• WORK TO DO
Copy each line of the data below exactly, leaving out pictures.

• MATERIAL PROVIDED
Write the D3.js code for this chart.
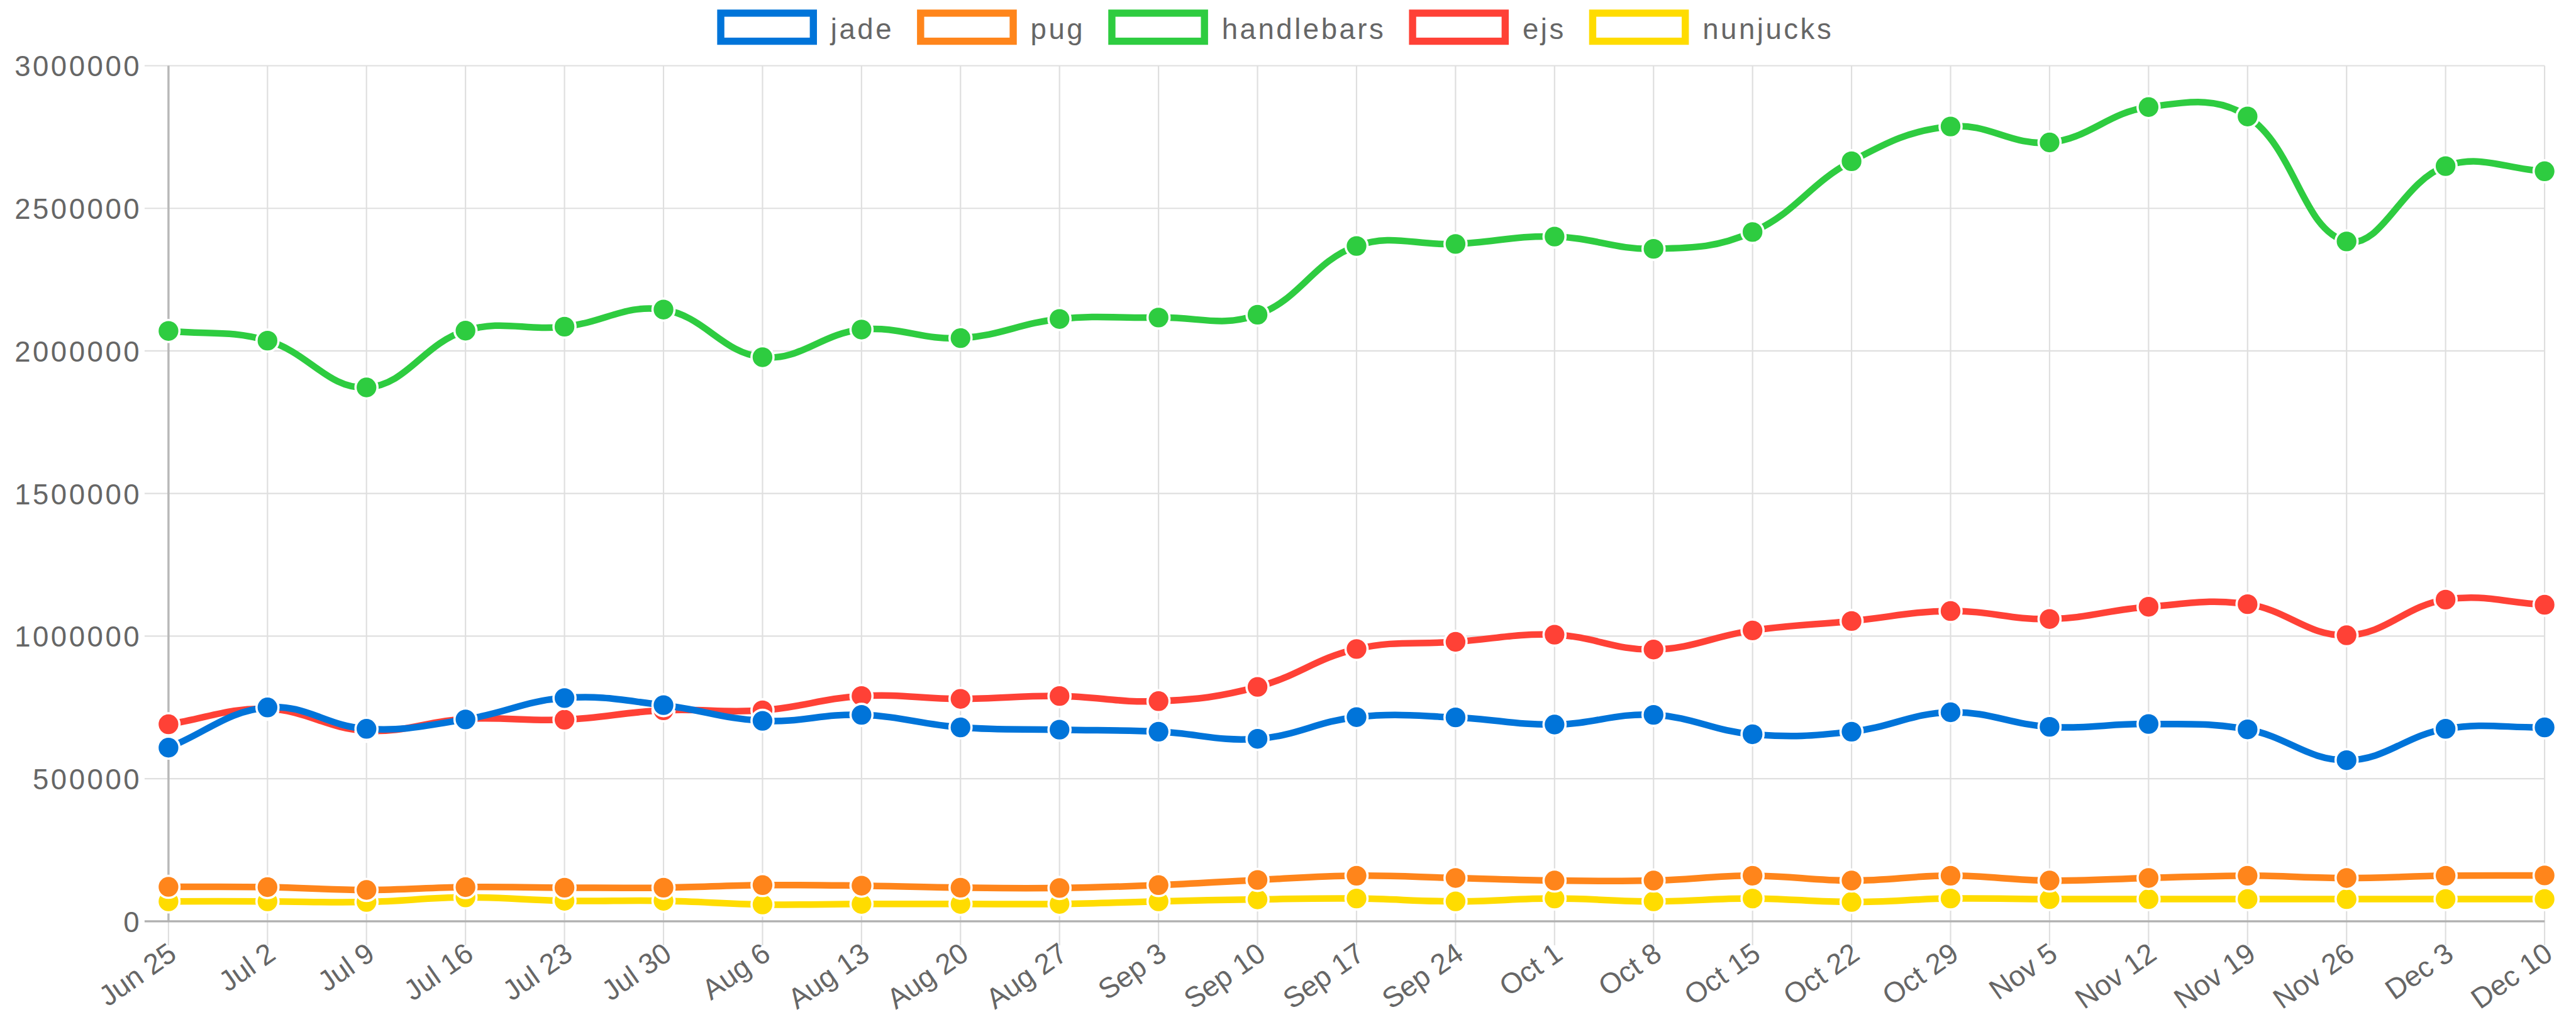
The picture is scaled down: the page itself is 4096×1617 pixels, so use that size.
<!DOCTYPE html>
<html>
<head>
<meta charset="utf-8">
<script src="https://cdn.jsdelivr.net/npm/d3@7/dist/d3.min.js"></script>
<style>
  html, body { margin: 0; padding: 0; background: #fff; }
  svg { display: block; }
  text { font-family: "Liberation Sans", Arial, Helvetica, sans-serif; fill: #666; }
</style>
</head>
<body>
<svg id="chart"></svg>
<script>
// Weekly downloads of template engines
const weeks = ["Jun 25","Jul 2","Jul 9","Jul 16","Jul 23","Jul 30","Aug 6","Aug 13","Aug 20","Aug 27",
  "Sep 3","Sep 10","Sep 17","Sep 24","Oct 1","Oct 8","Oct 15","Oct 22","Oct 29","Nov 5",
  "Nov 12","Nov 19","Nov 26","Dec 3","Dec 10"];

const jade = [609000,750000,675000,708000,783000,758000,703000,724000,680000,672000,
  665000,640000,716000,715000,690000,724000,656000,665000,733000,682000,
  692000,673000,565000,675000,680000];
const pug = [121000,120000,110000,120000,118000,118000,127000,125000,118000,117000,
  127000,145000,160000,152000,143000,143000,160000,143000,160000,143000,
  152000,160000,152000,160000,161000];
const handlebars = [2070000,2036000,1872000,2071000,2085000,2145000,1978000,2075000,2045000,2112000,
  2117000,2127000,2368000,2375000,2401000,2358000,2417000,2665000,2787000,2731000,
  2855000,2822000,2384000,2648000,2630000];
const ejs = [691000,745000,668000,710000,707000,740000,740000,790000,780000,790000,
  772000,822000,955000,980000,1005000,953000,1020000,1053000,1088000,1060000,
  1103000,1112000,1003000,1128000,1110000];
const nunjucks = [70000,70000,68000,84000,72000,72000,59000,61000,61000,61000,
  70000,77000,80000,70000,80000,70000,80000,68000,80000,78000,
  78000,78000,78000,78000,78000];

const seriesNames = ["jade","pug","handlebars","ejs","nunjucks"];
const seriesColors = ["#0074D9","#FF851B","#2ECC40","#FF4136","#FFDC00"];
const yTicks = [0,500000,1000000,1500000,2000000,2500000,3000000];

const series = [jade, pug, handlebars, ejs, nunjucks].map((values, i) => ({
  name: seriesNames[i], color: seriesColors[i], values
}));

const S = 0.95;
const W = 4096, H = 1617;
const plotLeft = 282 * S, plotRight = 4259 * S, plotTop = 110 * S, plotBottom = 1542 * S;
const tickLen = 40 * S;
const fontSize = 48 * S;
const letterSp = 3.5;
const gridColor = "#dfdfdf";

const svg = d3.select("#chart").attr("width", W).attr("height", H);

const x = d3.scalePoint().domain(weeks).range([plotLeft, plotRight]);
const y = d3.scaleLinear().domain([0, 3000000]).range([plotBottom, plotTop]);

// Tension spline with distance-weighted control points (tension 0.4)
function tensionSpline(context) {
  return {
    areaStart() {}, areaEnd() {},
    lineStart() { this.pts = []; },
    point(px, py) { this.pts.push([+px, +py]); },
    lineEnd() {
      const p = this.pts, n = p.length, t = 0.4;
      const cap = v => Math.max(plotTop, Math.min(plotBottom, v));
      const ctrl = p.map((cur, i) => {
        const prev = p[i - 1] || cur, next = p[i + 1] || cur;
        const d01 = Math.hypot(cur[0] - prev[0], cur[1] - prev[1]);
        const d12 = Math.hypot(next[0] - cur[0], next[1] - cur[1]);
        let s01 = d01 / (d01 + d12), s12 = d12 / (d01 + d12);
        if (isNaN(s01)) s01 = 0;
        if (isNaN(s12)) s12 = 0;
        const fa = t * s01, fb = t * s12;
        return {
          prev: [cur[0] - fa * (next[0] - prev[0]), cap(cur[1] - fa * (next[1] - prev[1]))],
          next: [cur[0] + fb * (next[0] - prev[0]), cap(cur[1] + fb * (next[1] - prev[1]))]
        };
      });
      context.moveTo(p[0][0], p[0][1]);
      for (let i = 1; i < n; i++) {
        context.bezierCurveTo(ctrl[i - 1].next[0], ctrl[i - 1].next[1],
          ctrl[i].prev[0], ctrl[i].prev[1], p[i][0], p[i][1]);
      }
    }
  };
}

// Grid
const grid = svg.append("g");
grid.selectAll("line.vgrid").data(weeks).join("line")
  .attr("x1", d => x(d)).attr("x2", d => x(d))
  .attr("y1", plotTop).attr("y2", plotBottom + tickLen)
  .attr("stroke", gridColor).attr("stroke-width", 2.2);
grid.selectAll("line.hgrid").data(yTicks).join("line")
  .attr("x1", plotLeft - tickLen).attr("x2", plotRight)
  .attr("y1", d => y(d)).attr("y2", d => y(d))
  .attr("stroke", gridColor).attr("stroke-width", 2.2);
// Axis borders
grid.append("line").attr("x1", plotLeft).attr("x2", plotLeft).attr("y1", plotTop).attr("y2", plotBottom)
  .attr("stroke", "#b8b8b8").attr("stroke-width", 3.4);
grid.append("line").attr("x1", plotLeft - tickLen).attr("x2", plotRight).attr("y1", plotBottom).attr("y2", plotBottom)
  .attr("stroke", "#b0b0b0").attr("stroke-width", 3.4);

// Y axis labels
const yAxis = svg.append("g").attr("transform", `translate(${plotLeft - tickLen},0)`)
  .call(d3.axisLeft(y).tickValues(yTicks).tickFormat(d3.format("d")).tickSize(0).tickPadding(5 * S));
yAxis.select(".domain").remove();
yAxis.attr("font-family", null).attr("font-size", null);
yAxis.selectAll("text")
  .attr("font-size", fontSize).attr("letter-spacing", letterSp)
  .attr("fill", "#666").attr("dy", "0.36em");

// X axis labels, rotated
const xAxis = svg.append("g").attr("transform", `translate(0,${plotBottom + tickLen})`)
  .call(d3.axisBottom(x).tickSize(0).tickPadding(0));
xAxis.select(".domain").remove();
xAxis.attr("font-family", null).attr("font-size", null);
xAxis.selectAll("text")
  .attr("font-size", fontSize)
  .attr("fill", "#666")
  .attr("text-anchor", "end").attr("dy", "0.35em").attr("y", 0)
  .attr("transform", "translate(6,7) rotate(-35)");

// Series: drawn last-to-first so the first dataset sits on top
const line = d3.line().x((d, i) => x(weeks[i])).y(d => y(d)).curve(tensionSpline);
const plot = svg.append("g");
series.slice().reverse().forEach(s => {
  const g = plot.append("g");
  g.append("path").datum(s.values).attr("d", line)
    .attr("fill", "none").attr("stroke", s.color).attr("stroke-width", 10.5);
  g.selectAll("circle").data(s.values).join("circle")
    .attr("cx", (d, i) => x(weeks[i])).attr("cy", d => y(d))
    .attr("r", 17.5).attr("fill", s.color).attr("stroke", "#fff").attr("stroke-width", 3.6);
});

// Legend
const legend = svg.append("g");
const boxW = 155 * S, boxH = 47 * S, boxStroke = 12 * S;
const textGap = 23 * S, itemGap = 45 * S;
const items = legend.selectAll("g").data(series).join("g");
items.append("rect").attr("width", boxW).attr("height", boxH)
  .attr("y", 22 * S).attr("fill", "#fff")
  .attr("stroke", d => d.color).attr("stroke-width", boxStroke);
items.append("text").text(d => d.name)
  .attr("x", boxW + boxStroke / 2 + textGap).attr("y", 65 * S)
  .attr("font-size", fontSize).attr("letter-spacing", letterSp);
const widths = [];
items.each(function () {
  widths.push(boxW + boxStroke / 2 + textGap + d3.select(this).select("text").node().getComputedTextLength());
});
const total = d3.sum(widths) + itemGap * (widths.length - 1) + boxStroke / 2;
let cursor = 2134.5 * S - total / 2 + boxStroke / 2;
items.each(function (d, i) {
  d3.select(this).attr("transform", `translate(${cursor},0)`);
  cursor += widths[i] + itemGap;
});
</script>
</body>
</html>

• EXERCISE ANSWER
Write the D3.js code for this chart.
The picture is scaled down: the page itself is 4096×1617 pixels, so use that size.
<!DOCTYPE html>
<html>
<head>
<meta charset="utf-8">
<script src="https://cdn.jsdelivr.net/npm/d3@7/dist/d3.min.js"></script>
<style>
  html, body { margin: 0; padding: 0; background: #fff; }
  svg { display: block; }
  text { font-family: "Liberation Sans", Arial, Helvetica, sans-serif; fill: #666; }
</style>
</head>
<body>
<svg id="chart"></svg>
<script>
// Weekly downloads of template engines
const weeks = ["Jun 25","Jul 2","Jul 9","Jul 16","Jul 23","Jul 30","Aug 6","Aug 13","Aug 20","Aug 27",
  "Sep 3","Sep 10","Sep 17","Sep 24","Oct 1","Oct 8","Oct 15","Oct 22","Oct 29","Nov 5",
  "Nov 12","Nov 19","Nov 26","Dec 3","Dec 10"];

const jade = [609000,750000,675000,708000,783000,758000,703000,724000,680000,672000,
  665000,640000,716000,715000,690000,724000,656000,665000,733000,682000,
  692000,673000,565000,675000,680000];
const pug = [121000,120000,110000,120000,118000,118000,127000,125000,118000,117000,
  127000,145000,160000,152000,143000,143000,160000,143000,160000,143000,
  152000,160000,152000,160000,161000];
const handlebars = [2070000,2036000,1872000,2071000,2085000,2145000,1978000,2075000,2045000,2112000,
  2117000,2127000,2368000,2375000,2401000,2358000,2417000,2665000,2787000,2731000,
  2855000,2822000,2384000,2648000,2630000];
const ejs = [691000,745000,668000,710000,707000,740000,740000,790000,780000,790000,
  772000,822000,955000,980000,1005000,953000,1020000,1053000,1088000,1060000,
  1103000,1112000,1003000,1128000,1110000];
const nunjucks = [70000,70000,68000,84000,72000,72000,59000,61000,61000,61000,
  70000,77000,80000,70000,80000,70000,80000,68000,80000,78000,
  78000,78000,78000,78000,78000];

const seriesNames = ["jade","pug","handlebars","ejs","nunjucks"];
const seriesColors = ["#0074D9","#FF851B","#2ECC40","#FF4136","#FFDC00"];
const yTicks = [0,500000,1000000,1500000,2000000,2500000,3000000];

const series = [jade, pug, handlebars, ejs, nunjucks].map((values, i) => ({
  name: seriesNames[i], color: seriesColors[i], values
}));

const S = 0.95;
const W = 4096, H = 1617;
const plotLeft = 282 * S, plotRight = 4259 * S, plotTop = 110 * S, plotBottom = 1542 * S;
const tickLen = 40 * S;
const fontSize = 48 * S;
const letterSp = 3.5;
const gridColor = "#dfdfdf";

const svg = d3.select("#chart").attr("width", W).attr("height", H);

const x = d3.scalePoint().domain(weeks).range([plotLeft, plotRight]);
const y = d3.scaleLinear().domain([0, 3000000]).range([plotBottom, plotTop]);

// Tension spline with distance-weighted control points (tension 0.4)
function tensionSpline(context) {
  return {
    areaStart() {}, areaEnd() {},
    lineStart() { this.pts = []; },
    point(px, py) { this.pts.push([+px, +py]); },
    lineEnd() {
      const p = this.pts, n = p.length, t = 0.4;
      const cap = v => Math.max(plotTop, Math.min(plotBottom, v));
      const ctrl = p.map((cur, i) => {
        const prev = p[i - 1] || cur, next = p[i + 1] || cur;
        const d01 = Math.hypot(cur[0] - prev[0], cur[1] - prev[1]);
        const d12 = Math.hypot(next[0] - cur[0], next[1] - cur[1]);
        let s01 = d01 / (d01 + d12), s12 = d12 / (d01 + d12);
        if (isNaN(s01)) s01 = 0;
        if (isNaN(s12)) s12 = 0;
        const fa = t * s01, fb = t * s12;
        return {
          prev: [cur[0] - fa * (next[0] - prev[0]), cap(cur[1] - fa * (next[1] - prev[1]))],
          next: [cur[0] + fb * (next[0] - prev[0]), cap(cur[1] + fb * (next[1] - prev[1]))]
        };
      });
      context.moveTo(p[0][0], p[0][1]);
      for (let i = 1; i < n; i++) {
        context.bezierCurveTo(ctrl[i - 1].next[0], ctrl[i - 1].next[1],
          ctrl[i].prev[0], ctrl[i].prev[1], p[i][0], p[i][1]);
      }
    }
  };
}

// Grid
const grid = svg.append("g");
grid.selectAll("line.vgrid").data(weeks).join("line")
  .attr("x1", d => x(d)).attr("x2", d => x(d))
  .attr("y1", plotTop).attr("y2", plotBottom + tickLen)
  .attr("stroke", gridColor).attr("stroke-width", 2.2);
grid.selectAll("line.hgrid").data(yTicks).join("line")
  .attr("x1", plotLeft - tickLen).attr("x2", plotRight)
  .attr("y1", d => y(d)).attr("y2", d => y(d))
  .attr("stroke", gridColor).attr("stroke-width", 2.2);
// Axis borders
grid.append("line").attr("x1", plotLeft).attr("x2", plotLeft).attr("y1", plotTop).attr("y2", plotBottom)
  .attr("stroke", "#b8b8b8").attr("stroke-width", 3.4);
grid.append("line").attr("x1", plotLeft - tickLen).attr("x2", plotRight).attr("y1", plotBottom).attr("y2", plotBottom)
  .attr("stroke", "#b0b0b0").attr("stroke-width", 3.4);

// Y axis labels
const yAxis = svg.append("g").attr("transform", `translate(${plotLeft - tickLen},0)`)
  .call(d3.axisLeft(y).tickValues(yTicks).tickFormat(d3.format("d")).tickSize(0).tickPadding(5 * S));
yAxis.select(".domain").remove();
yAxis.attr("font-family", null).attr("font-size", null);
yAxis.selectAll("text")
  .attr("font-size", fontSize).attr("letter-spacing", letterSp)
  .attr("fill", "#666").attr("dy", "0.36em");

// X axis labels, rotated
const xAxis = svg.append("g").attr("transform", `translate(0,${plotBottom + tickLen})`)
  .call(d3.axisBottom(x).tickSize(0).tickPadding(0));
xAxis.select(".domain").remove();
xAxis.attr("font-family", null).attr("font-size", null);
xAxis.selectAll("text")
  .attr("font-size", fontSize)
  .attr("fill", "#666")
  .attr("text-anchor", "end").attr("dy", "0.35em").attr("y", 0)
  .attr("transform", "translate(6,7) rotate(-35)");

// Series: drawn last-to-first so the first dataset sits on top
const line = d3.line().x((d, i) => x(weeks[i])).y(d => y(d)).curve(tensionSpline);
const plot = svg.append("g");
series.slice().reverse().forEach(s => {
  const g = plot.append("g");
  g.append("path").datum(s.values).attr("d", line)
    .attr("fill", "none").attr("stroke", s.color).attr("stroke-width", 10.5);
  g.selectAll("circle").data(s.values).join("circle")
    .attr("cx", (d, i) => x(weeks[i])).attr("cy", d => y(d))
    .attr("r", 17.5).attr("fill", s.color).attr("stroke", "#fff").attr("stroke-width", 3.6);
});

// Legend
const legend = svg.append("g");
const boxW = 155 * S, boxH = 47 * S, boxStroke = 12 * S;
const textGap = 23 * S, itemGap = 45 * S;
const items = legend.selectAll("g").data(series).join("g");
items.append("rect").attr("width", boxW).attr("height", boxH)
  .attr("y", 22 * S).attr("fill", "#fff")
  .attr("stroke", d => d.color).attr("stroke-width", boxStroke);
items.append("text").text(d => d.name)
  .attr("x", boxW + boxStroke / 2 + textGap).attr("y", 65 * S)
  .attr("font-size", fontSize).attr("letter-spacing", letterSp);
const widths = [];
items.each(function () {
  widths.push(boxW + boxStroke / 2 + textGap + d3.select(this).select("text").node().getComputedTextLength());
});
const total = d3.sum(widths) + itemGap * (widths.length - 1) + boxStroke / 2;
let cursor = 2134.5 * S - total / 2 + boxStroke / 2;
items.each(function (d, i) {
  d3.select(this).attr("transform", `translate(${cursor},0)`);
  cursor += widths[i] + itemGap;
});
</script>
</body>
</html>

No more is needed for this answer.